Serbia is a country with a small and relatively open economy, undergoing transitional processes from a planned to market-based economy for more than two decades. The economic system was seriously shaken by the disintegration of Yugoslavia and the wars of the 1990s, as well as economic sanctions in the period 1992-1995. After the removal of former Yugoslav President Slobodan Milošević in 2000, Serbia began economic reforms and a liberalisation of its market, experiencing relatively high economic growth which only slowed with the onset of the global economic crisis, corona pandemic and Russian-Ukrainian war.

The general economic trends are reflected in the media sphere as well. Data provided by the IPSOS Strategic Marketing show that advertising budgets are on the rise in the past two years, and are worth 241 million EUR in 2022 and 230 million EUR in 2021. These budgets were significantly cut during the Covid-19 pandemic – it dropped to 198 million EUR in 2020. A half of these budgets are allocated to TV advertising, and one fourth on digital. The rest is divided among print (around 10%), radio (around 15%) and outdoor advertising. The only segment of advertising that is growing over the years is digital.

Advertising budget is not large enough to support the existence of more than 2600 registered media outlets. One of the incentives for this large amount of registered media is allocation of funds by the state. The co-financing of content production projects, whose main aim is to improve how well informed citizens are, is the main mechanism which the state uses to grant budgetary funds to the media. This mechanism of financing was introduced in 2014 (with implementation beginning in 2015), after the adoption of a set of media legislation.

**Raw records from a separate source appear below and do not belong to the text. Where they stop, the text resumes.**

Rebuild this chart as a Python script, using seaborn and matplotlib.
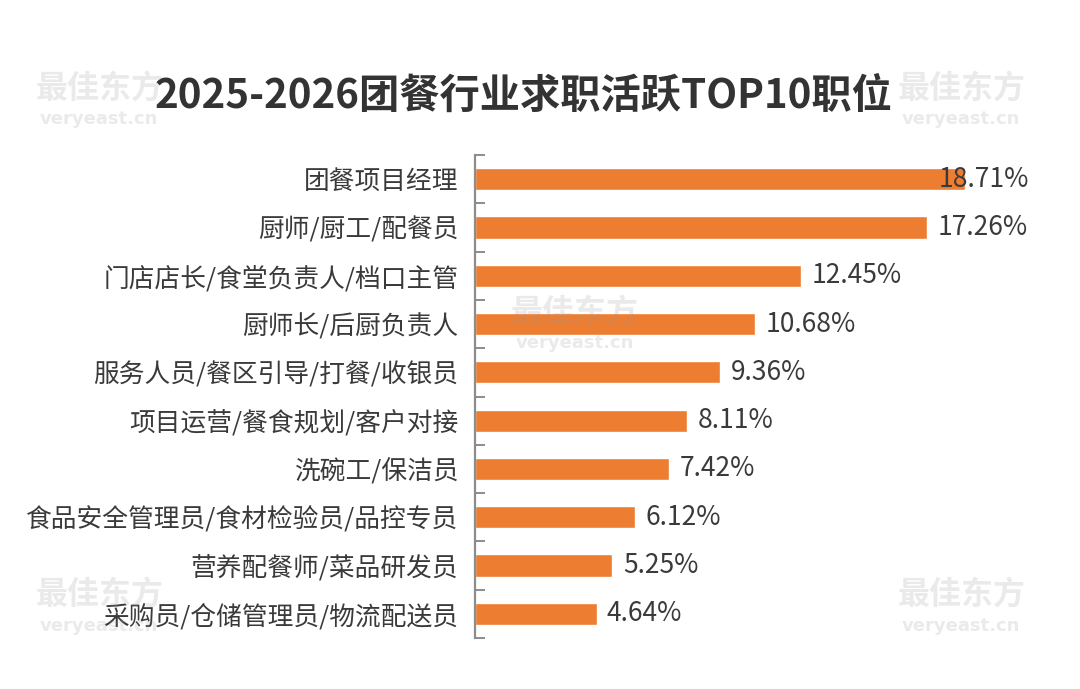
import matplotlib
matplotlib.use("Agg")
import matplotlib.pyplot as plt
import seaborn as sns
import numpy as np
import pandas as pd
from matplotlib.ticker import FixedLocator

# data
positions = [
    "团餐项目经理",
    "厨师/厨工/配餐员",
    "门店店长/食堂负责人/档口主管",
    "厨师长/后厨负责人",
    "服务人员/餐区引导/打餐/收银员",
    "项目运营/餐食规划/客户对接",
    "洗碗工/保洁员",
    "食品安全管理员/食材检验员/品控专员",
    "营养配餐师/菜品研发员",
    "采购员/仓储管理员/物流配送员",
]
shares = [18.71, 17.26, 12.45, 10.68, 9.36, 8.11, 7.42, 6.12, 5.25, 4.64]
title = "2025-2026团餐行业求职活跃TOP10职位"

df = pd.DataFrame({"position": positions, "share": shares})

# =====================================================
# STYLE
# =====================================================
sns.set_theme(style="white")
plt.rcParams["font.family"] = ["Noto Sans CJK SC", "DejaVu Sans"]

BAR = "#ED7D31"
TEXT = "#3a3a3a"
AXIS = "#8c8c8c"

fig = plt.figure(figsize=(10.8, 6.89), dpi=100)
ax = fig.add_axes([0.4398, 0.074, 0.51, 0.701])

sns.barplot(data=df, x="share", y="position", orient="h",
            color=BAR, saturation=1, width=0.46, ax=ax)

ax.set_xlim(0, 21.03)
ax.set_ylim(len(positions) - 0.5, -0.5)

# value labels (the longest one is pulled back inside the frame)
for i, v in enumerate(df["share"]):
    ax.text(min(v + 0.4, 17.7), i, f"{v:.2f}%", ha="left", va="center",
            fontsize=19, color=TEXT, zorder=5)

# axes styling
for s in ["top", "right", "bottom"]:
    ax.spines[s].set_visible(False)
ax.spines["left"].set_color(AXIS)
ax.spines["left"].set_linewidth(1.6)
ax.set_xticks([])
ax.set_xlabel("")
ax.set_ylabel("")
ax.tick_params(axis="y", which="major", left=False, length=0, pad=12,
               labelsize=18.5, labelcolor=TEXT)
ax.yaxis.set_minor_locator(FixedLocator(np.arange(-0.5, len(positions), 1.0)))
ax.tick_params(axis="y", which="minor", left=True, direction="in", length=7,
               width=1.4, color=AXIS)

fig.text(0.485, 0.86, title, ha="center", va="center",
         fontsize=29, fontweight="bold", color="#333333")

# watermarks (faint, as in the source image)
marks = [(0.092, 0.87), (0.89, 0.87), (0.532, 0.545),
         (0.092, 0.135), (0.89, 0.135)]
for mx, my in marks:
    fig.text(mx, my, "最佳东方", ha="center", va="center", fontsize=23,
             fontweight="bold", color="#9a9a9a", alpha=0.2, zorder=10)
    fig.text(mx, my - 0.043, "veryeast.cn", ha="center", va="center",
             fontsize=13, fontweight="bold", color="#9a9a9a", alpha=0.2,
             family="DejaVu Sans", zorder=10)

fig.savefig("out.png", dpi=100, facecolor="white")
plt.close(fig)
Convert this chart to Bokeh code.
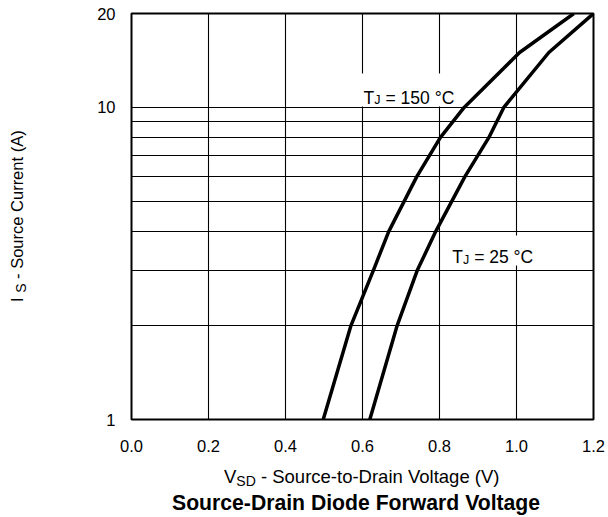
from bokeh.plotting import figure
from bokeh.models import FixedTicker, PrintfTickFormatter, Label, BoxAnnotation, Div
from bokeh.layouts import row, column
from bokeh.embed import file_html
from bokeh.resources import INLINE

# ---- data -------------------------------------------------------------
x_ticks = [0.0, 0.2, 0.4, 0.6, 0.8, 1.0, 1.2]
y_grid_ticks = [1, 2, 3, 4, 5, 6, 7, 8, 9, 10, 20]
y_label_ticks = [1, 10, 20]

# T_J = 150 C
i_150 = [1.0, 2.0, 3.0, 4.0, 6.0, 8.0, 10.0, 15.0, 20.0]
v_150 = [0.498, 0.570, 0.628, 0.668, 0.741, 0.802, 0.864, 1.008, 1.149]
# T_J = 25 C
i_25 = [1.0, 2.0, 3.0, 4.0, 6.0, 8.0, 10.0, 15.0, 20.0]
v_25 = [0.619, 0.690, 0.742, 0.790, 0.866, 0.928, 0.967, 1.084, 1.200]

x_title_main = "V"
x_title_sub = "SD"
x_title_rest = " - Source-to-Drain Voltage (V)"
y_title_main = "I"
y_title_sub = "S"
y_title_rest = " - Source Current (A)"
chart_title = "Source-Drain Diode Forward Voltage"

FONT = "Liberation Sans"
YDIV_W = 36
FIG_H = 459

p = figure(
    frame_width=462, frame_height=406,
    min_border_left=95, min_border_right=15, min_border_top=13, min_border_bottom=40,
    width=572, height=FIG_H,
    x_range=(0, 1.2), y_range=(1, 20), y_axis_type="log",
    output_backend="svg", toolbar_location=None, tools="",
)
p.background_fill_color = "white"
p.border_fill_color = "white"
p.outline_line_color = "black"
p.outline_line_width = 2

# axes
p.xaxis.ticker = FixedTicker(ticks=x_ticks)
p.xaxis.formatter = PrintfTickFormatter(format="%.1f")
p.yaxis.ticker = FixedTicker(ticks=y_label_ticks)
p.yaxis.formatter = PrintfTickFormatter(format="%d")
for ax in (p.xaxis, p.yaxis):
    ax.axis_line_color = None
    ax.major_tick_line_color = None
    ax.minor_tick_line_color = None
    ax.major_label_text_font = FONT
    ax.major_label_text_font_size = "16.5px"
    ax.major_label_text_color = "black"
p.xaxis.major_label_standoff = 14
p.yaxis.major_label_standoff = 10

# grids
p.xgrid.ticker = FixedTicker(ticks=x_ticks)
p.ygrid.ticker = FixedTicker(ticks=y_grid_ticks)
for g in (p.xgrid, p.ygrid):
    g.grid_line_color = "black"
    g.grid_line_width = 1.1
    g.grid_line_alpha = 1.0

# white boxes behind annotations (screen units relative to frame)
box150 = BoxAnnotation(left=226, right=331, top=346, bottom=313,
                       left_units="screen", right_units="screen",
                       top_units="screen", bottom_units="screen",
                       fill_color="white", fill_alpha=1.0, line_color=None, level="underlay")
box25 = BoxAnnotation(left=312, right=406, top=184, bottom=154,
                      left_units="screen", right_units="screen",
                      top_units="screen", bottom_units="screen",
                      fill_color="white", fill_alpha=1.0, line_color=None, level="underlay")
p.add_layout(box150)
p.add_layout(box25)

# curves
p.line(v_150, i_150, line_color="black", line_width=3.5)
p.line(v_25, i_25, line_color="black", line_width=3.5)


def lab(text, x, y, size):
    p.add_layout(Label(text=text, x=x, y=y, x_units="screen", y_units="screen",
                       text_font=FONT, text_font_size=size, text_color="black",
                       text_align="left", text_baseline="alphabetic"))


# T_J = 150 C
lab("T", 232, 322, "17.5px")
lab("J", 242.7, 319.5, "12.5px")
lab("= 150 \u00b0C", 254.0, 322, "17.5px")
# T_J = 25 C
lab("T", 320.7, 162.3, "17.5px")
lab("J", 331.4, 159.8, "12.5px")
lab("= 25 \u00b0C", 342.7, 162.3, "17.5px")

# ---- titles as HTML (subscripts) ------------------------------------
ytext = (
    f'<div style="width:{FIG_H}px;height:{YDIV_W}px;transform-origin:0 0;'
    f'transform:translate(0px,{FIG_H}px) rotate(-90deg);'
    f'box-sizing:border-box;padding-left:{FIG_H - 302}px;padding-top:8px;'
    f'font-family:\'{FONT}\';font-size:16.5px;line-height:18.4px;color:black;'
    f'white-space:pre;text-align:left;">'
    f'{y_title_main} <sub style="font-size:14px;vertical-align:-3px;line-height:0;">'
    f'{y_title_sub}</sub>{y_title_rest}</div>'
)
ydiv = Div(text=ytext, width=YDIV_W, height=FIG_H, margin=0,
           styles={"overflow": "visible"})

xtext = (
    f'<div style="box-sizing:border-box;padding-left:224px;padding-top:8px;'
    f'font-family:\'{FONT}\';font-size:18.5px;line-height:20px;color:black;'
    f'white-space:pre;text-align:left;">'
    f'{x_title_main}<sub style="font-size:14px;vertical-align:-3px;line-height:0;">'
    f'{x_title_sub}</sub>{x_title_rest}</div>'
)
xdiv = Div(text=xtext, width=608, height=31, margin=0, styles={"overflow": "visible"})

ttext = (
    f'<div style="box-sizing:border-box;padding-left:172px;padding-top:1px;'
    f'font-family:\'{FONT}\';font-size:21.2px;font-weight:bold;line-height:24px;'
    f'color:black;white-space:pre;text-align:left;">{chart_title}</div>'
)
tdiv = Div(text=ttext, width=608, height=26, margin=0, styles={"overflow": "visible"})

layout = column(row(ydiv, p, spacing=0), xdiv, tdiv, spacing=0)

open("out.html", "w").write(file_html(layout, INLINE))
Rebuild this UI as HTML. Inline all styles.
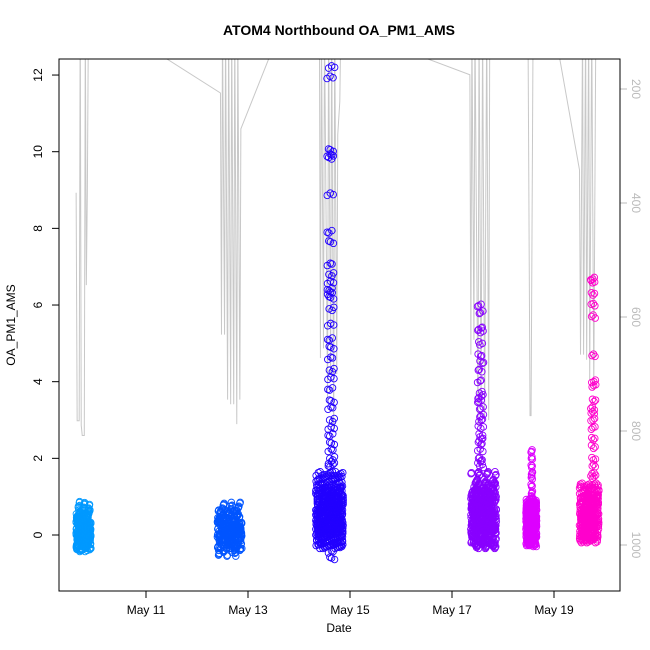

According to the BIRN research into co-financing state mechanisms, it shows that around 1,6 to 1,8 billion dinars of public money is spent in this way annually. After several years of reliance on this funding mechanism, numerous problems, which pave the way for corruption, have been observed. Some of these relate to problematic procedures for allocating funds, conflict of interest issues among the members of various funding commissions, and poorly defined mechanisms for evaluating and monitoring the implementation of projects. The same BIRN research shows that the biggest winners of this mechanism are TV stations, regional and local ones, which are pro-government and close to the ruling party.

A second source of revenue for the media is that which comes from state advertising. For years, state institutions and public companies have been among the biggest clients in the media advertising market in Serbia. It is estimated that through public procurements alone around half a million dinars is spent annually. There is no law regulating specifically state advertising, nor centralized data which would allow monitoring of public spending.

Allocation of state funds leads to the specific type of censorship, co called “soft censorship”, which is one of the most effective ways to gain control over media and influence editorial policies.